May 25, 2014 at 10:13 am #170612Hi
The question is from 2003 and ACCA no longer has 2003 exams on their website. I seem to remember seeing the question in a recent sighting of Kaplan’s exam kit and also in BPP’s Revision Kit.
Unfortunately, I have access to neither of these books.
I don’t have a revision kit in front of me (and won’t have until September!) so if this post fails to answer your questions, then post again but next time you shall need to give me FULL information about the loan, the issue date, who the loan was issued to (intra-group or issued on acquisition …..EVERYTHING relating to the loan!)I think you need to ask yourself “How much of the profits of Skeptik were achieved in the pre-acquisition period?” The fact that there is an intra-group loan expense relating to the post acquisition period is irrelevant for determining the pre-acquisition profits level. Who is to say that Skeptik would not have borrowed the same amount on the same day from a different lender and incurred that same 75 interest?
There is no indication (I assume) that this loan is anything other than a normal commercial loan that Skeptik would have borrowed anyway
The concept of cancellation of intra-group loan interest payable and receivable becomes important when preparing a consolidated Statement of Income
Does that answer it for you?
May 25, 2014 at 11:14 am #170637extracts…..
In recent years Hillusion has acquired a reputation for buying modestly performing
businesses and selling them at a substantial profit within a period of two to three years
of their acquisition. On 1 July 2011 Hillusion acquired 80% of the ordinary share capital
of Skeptik at a cost of $10,280,000. On the same date it also acquired 50% of Skeptik
10% loan notes at par. The summarised draft financial statements of both companies
are:
Income statements: Year to 31 March 2012
Hillusion Skeptik
$000 $000Loan interest received (paid) 75 (200)
Profit before tax 12,075 3,600
Taxation (3,000) (600)
Profit for the year 9,075 3,000Retained earnings brought forward 16,525 5,400
Retained earnings per balance sheet 25,600 8,400
Statements of financial position: as at 31 March 2012
Hillusion Skeptik
$000 $000Equity and liabilities
Ordinary shares of $1 each 10,000 2,000
Retained earnings 25,600 8,400The following information is relevant:
(i) The fair values of Skeptik assets were equal to their carrying values (book values)
with the exception of its plant, which had a fair value of $3.2 million in excess of
its carrying value at the date of acquisition. The remaining life of all of Skeptik’s
plant at the date of its acquisition was four years and this period has not changed
as a result of the acquisition. Depreciation of plant is on a straight-line basis and
charged to cost of sales. Skeptik has not adjusted the value of its plant as a result
of the fair value exercise.
(ii) In the post acquisition period Hillusion sold goods to Skeptik at a price of $12
million. These goods had cost Hillusion $9 million. During the year Skeptik had
sold $10 million (at cost to Skeptik) of these goods for $15 million.(iii) Hillusion bears almost all of the administration costs incurred on behalf of the
group (invoicing, credit control, etc). It does not charge Skeptik for this service as
to do so would not have a material effect on the group profit.

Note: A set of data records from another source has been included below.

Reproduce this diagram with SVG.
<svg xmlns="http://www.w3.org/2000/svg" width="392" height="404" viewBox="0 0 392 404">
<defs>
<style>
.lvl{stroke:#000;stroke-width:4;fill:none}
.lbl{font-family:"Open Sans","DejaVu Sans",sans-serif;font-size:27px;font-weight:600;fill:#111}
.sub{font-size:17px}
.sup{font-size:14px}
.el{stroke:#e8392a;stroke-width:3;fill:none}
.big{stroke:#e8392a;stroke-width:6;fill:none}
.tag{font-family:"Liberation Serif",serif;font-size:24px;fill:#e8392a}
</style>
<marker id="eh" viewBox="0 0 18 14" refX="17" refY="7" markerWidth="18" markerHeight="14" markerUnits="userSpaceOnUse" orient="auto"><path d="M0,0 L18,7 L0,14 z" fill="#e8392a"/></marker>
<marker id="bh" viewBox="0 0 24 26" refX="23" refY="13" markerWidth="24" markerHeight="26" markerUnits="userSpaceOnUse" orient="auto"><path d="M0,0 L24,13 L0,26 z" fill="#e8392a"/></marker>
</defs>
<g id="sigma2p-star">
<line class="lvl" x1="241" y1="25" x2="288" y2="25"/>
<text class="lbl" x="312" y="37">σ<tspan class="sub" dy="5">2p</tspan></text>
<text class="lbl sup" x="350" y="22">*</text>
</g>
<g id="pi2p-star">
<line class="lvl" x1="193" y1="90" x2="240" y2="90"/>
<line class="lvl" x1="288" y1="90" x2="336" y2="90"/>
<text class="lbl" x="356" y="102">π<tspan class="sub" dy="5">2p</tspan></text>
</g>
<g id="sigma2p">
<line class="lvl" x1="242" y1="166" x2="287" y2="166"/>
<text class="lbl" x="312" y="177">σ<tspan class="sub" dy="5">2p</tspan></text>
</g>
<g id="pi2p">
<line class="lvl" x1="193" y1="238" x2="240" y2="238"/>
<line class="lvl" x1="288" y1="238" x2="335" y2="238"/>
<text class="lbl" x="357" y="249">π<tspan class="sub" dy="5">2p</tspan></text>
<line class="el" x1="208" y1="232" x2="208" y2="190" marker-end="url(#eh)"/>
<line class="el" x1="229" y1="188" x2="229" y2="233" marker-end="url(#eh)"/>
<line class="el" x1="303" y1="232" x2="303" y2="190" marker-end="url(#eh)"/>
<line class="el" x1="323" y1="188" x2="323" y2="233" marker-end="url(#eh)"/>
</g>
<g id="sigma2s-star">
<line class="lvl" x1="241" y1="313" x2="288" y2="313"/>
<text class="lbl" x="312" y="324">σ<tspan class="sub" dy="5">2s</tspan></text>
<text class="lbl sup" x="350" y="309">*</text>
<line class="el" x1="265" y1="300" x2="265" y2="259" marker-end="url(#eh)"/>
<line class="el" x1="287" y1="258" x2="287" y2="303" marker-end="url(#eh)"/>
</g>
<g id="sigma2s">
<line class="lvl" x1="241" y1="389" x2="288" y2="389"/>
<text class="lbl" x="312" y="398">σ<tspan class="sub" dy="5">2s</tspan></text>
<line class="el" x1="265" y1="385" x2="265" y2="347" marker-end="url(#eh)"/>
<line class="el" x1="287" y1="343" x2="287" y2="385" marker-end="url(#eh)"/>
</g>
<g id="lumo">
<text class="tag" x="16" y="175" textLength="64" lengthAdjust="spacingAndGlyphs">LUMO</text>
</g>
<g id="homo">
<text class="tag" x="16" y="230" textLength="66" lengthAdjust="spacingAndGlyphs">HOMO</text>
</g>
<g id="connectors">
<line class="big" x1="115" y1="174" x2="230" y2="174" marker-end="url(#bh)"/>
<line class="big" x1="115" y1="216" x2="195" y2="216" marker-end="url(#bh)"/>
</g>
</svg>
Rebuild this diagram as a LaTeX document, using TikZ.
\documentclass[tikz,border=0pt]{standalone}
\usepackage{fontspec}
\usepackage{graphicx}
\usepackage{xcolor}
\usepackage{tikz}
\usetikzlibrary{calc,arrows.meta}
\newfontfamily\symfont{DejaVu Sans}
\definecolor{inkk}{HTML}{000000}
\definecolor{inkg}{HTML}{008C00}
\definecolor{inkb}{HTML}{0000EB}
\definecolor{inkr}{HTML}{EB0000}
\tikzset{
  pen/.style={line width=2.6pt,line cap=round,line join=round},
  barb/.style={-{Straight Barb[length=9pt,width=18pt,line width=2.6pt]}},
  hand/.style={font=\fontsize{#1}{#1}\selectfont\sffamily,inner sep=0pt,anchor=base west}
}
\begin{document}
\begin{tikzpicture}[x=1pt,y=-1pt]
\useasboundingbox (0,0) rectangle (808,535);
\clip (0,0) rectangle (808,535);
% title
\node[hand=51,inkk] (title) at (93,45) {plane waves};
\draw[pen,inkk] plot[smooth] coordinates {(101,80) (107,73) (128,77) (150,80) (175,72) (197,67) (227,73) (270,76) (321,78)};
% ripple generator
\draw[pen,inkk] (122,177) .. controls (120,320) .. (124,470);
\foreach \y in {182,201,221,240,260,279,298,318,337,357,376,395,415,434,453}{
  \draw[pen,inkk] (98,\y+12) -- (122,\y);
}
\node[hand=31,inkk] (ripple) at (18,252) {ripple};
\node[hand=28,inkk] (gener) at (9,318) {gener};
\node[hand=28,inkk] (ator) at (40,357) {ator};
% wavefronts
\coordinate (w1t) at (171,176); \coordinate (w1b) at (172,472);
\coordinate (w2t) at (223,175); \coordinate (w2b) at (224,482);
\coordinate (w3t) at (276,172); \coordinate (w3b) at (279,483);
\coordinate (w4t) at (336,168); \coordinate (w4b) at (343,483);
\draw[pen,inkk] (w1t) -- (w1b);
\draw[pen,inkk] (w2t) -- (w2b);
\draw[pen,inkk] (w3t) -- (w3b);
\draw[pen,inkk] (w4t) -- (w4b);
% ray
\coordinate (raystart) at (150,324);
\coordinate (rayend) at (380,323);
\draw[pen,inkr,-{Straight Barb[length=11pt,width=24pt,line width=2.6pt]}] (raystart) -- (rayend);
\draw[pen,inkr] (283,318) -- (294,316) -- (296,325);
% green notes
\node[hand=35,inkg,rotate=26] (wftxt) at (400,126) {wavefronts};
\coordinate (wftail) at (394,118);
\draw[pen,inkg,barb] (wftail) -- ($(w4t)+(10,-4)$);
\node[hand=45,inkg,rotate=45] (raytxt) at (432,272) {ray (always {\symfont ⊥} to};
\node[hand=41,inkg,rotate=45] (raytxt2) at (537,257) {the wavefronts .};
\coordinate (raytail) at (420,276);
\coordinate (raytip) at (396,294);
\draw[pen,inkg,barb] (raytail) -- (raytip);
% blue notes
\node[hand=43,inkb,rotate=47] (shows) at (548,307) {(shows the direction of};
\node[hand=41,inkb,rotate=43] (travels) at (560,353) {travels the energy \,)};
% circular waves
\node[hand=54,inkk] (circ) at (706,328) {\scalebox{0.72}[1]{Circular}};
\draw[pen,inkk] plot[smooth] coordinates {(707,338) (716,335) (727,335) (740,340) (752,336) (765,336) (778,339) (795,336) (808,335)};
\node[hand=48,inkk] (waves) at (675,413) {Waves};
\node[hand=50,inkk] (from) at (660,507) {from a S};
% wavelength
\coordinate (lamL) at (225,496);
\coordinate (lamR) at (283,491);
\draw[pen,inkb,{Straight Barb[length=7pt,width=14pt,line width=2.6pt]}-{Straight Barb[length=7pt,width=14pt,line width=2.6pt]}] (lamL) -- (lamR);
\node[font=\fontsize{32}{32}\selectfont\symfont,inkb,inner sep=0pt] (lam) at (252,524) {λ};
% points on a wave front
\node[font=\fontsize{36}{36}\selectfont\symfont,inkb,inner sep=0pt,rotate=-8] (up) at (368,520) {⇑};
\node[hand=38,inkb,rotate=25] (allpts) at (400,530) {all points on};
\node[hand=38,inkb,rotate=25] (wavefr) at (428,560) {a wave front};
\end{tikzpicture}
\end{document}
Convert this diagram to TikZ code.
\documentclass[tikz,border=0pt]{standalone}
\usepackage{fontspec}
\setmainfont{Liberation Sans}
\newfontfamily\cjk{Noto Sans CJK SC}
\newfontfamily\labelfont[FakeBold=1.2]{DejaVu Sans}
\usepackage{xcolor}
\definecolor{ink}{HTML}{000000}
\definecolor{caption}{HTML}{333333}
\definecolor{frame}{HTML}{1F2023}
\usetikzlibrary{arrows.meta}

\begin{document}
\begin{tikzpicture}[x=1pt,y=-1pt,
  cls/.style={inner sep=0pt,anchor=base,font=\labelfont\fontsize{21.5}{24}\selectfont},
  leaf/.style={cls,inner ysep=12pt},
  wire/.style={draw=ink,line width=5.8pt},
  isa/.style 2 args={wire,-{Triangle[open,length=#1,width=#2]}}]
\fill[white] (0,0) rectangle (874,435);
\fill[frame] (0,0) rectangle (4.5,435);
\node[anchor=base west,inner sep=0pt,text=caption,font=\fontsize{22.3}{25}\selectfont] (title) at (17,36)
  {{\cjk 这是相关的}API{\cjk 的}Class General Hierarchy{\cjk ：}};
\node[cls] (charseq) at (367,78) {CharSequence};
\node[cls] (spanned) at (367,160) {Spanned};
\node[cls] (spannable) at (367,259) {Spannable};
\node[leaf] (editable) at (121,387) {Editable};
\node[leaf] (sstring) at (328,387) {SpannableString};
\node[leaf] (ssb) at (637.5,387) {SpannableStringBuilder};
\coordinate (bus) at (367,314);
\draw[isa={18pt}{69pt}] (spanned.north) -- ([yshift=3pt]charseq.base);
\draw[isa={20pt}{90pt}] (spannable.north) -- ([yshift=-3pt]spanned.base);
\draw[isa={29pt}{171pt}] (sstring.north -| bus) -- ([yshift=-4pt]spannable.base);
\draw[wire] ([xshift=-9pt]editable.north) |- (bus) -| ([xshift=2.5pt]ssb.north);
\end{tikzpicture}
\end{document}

(iv) Revenues and profits should be deemed to accrue evenly throughout the year.
(v) The current accounts of the two companies were reconciled at the year-end with
Skeptik owing Hillusion $750,000.
(vi) It is the accounting policy of Hillusion that the non-controlling interests in its
subsidiary should be valued at a proportionate share of net assets.
.
Required:
(a) Prepare a consolidated income statement and consolidated statement of financial
position for Hillusion for the year to 31 March 2012. (20 marks)May 25, 2014 at 1:23 pm #170681Wow! You really DO want to know this answer don’t you!
:-))
The Skeptik loan notes were not issued on the occasion of Hillusion’s acquisition of control. They already existed and Hillusion bought them from the existing loan note holders (in the same way that they bought the 80% controlling interest in shares from the existing shareholders.
Thus Skeptik’s loan interest has accrued evenly through the year.
(IF (and it’s not relevant to the Hillusion question) Skeptik had issued some loan notes on the date of acquisition and Hillusion had bought 50% of them, then in that situation we would have needed to time allocate the finance costs because the loan interest would only have become payable with effect from the date of the issue)
Does that make it any clearer?
May 25, 2014 at 2:58 pm #170706Thanks Mike. that make sense..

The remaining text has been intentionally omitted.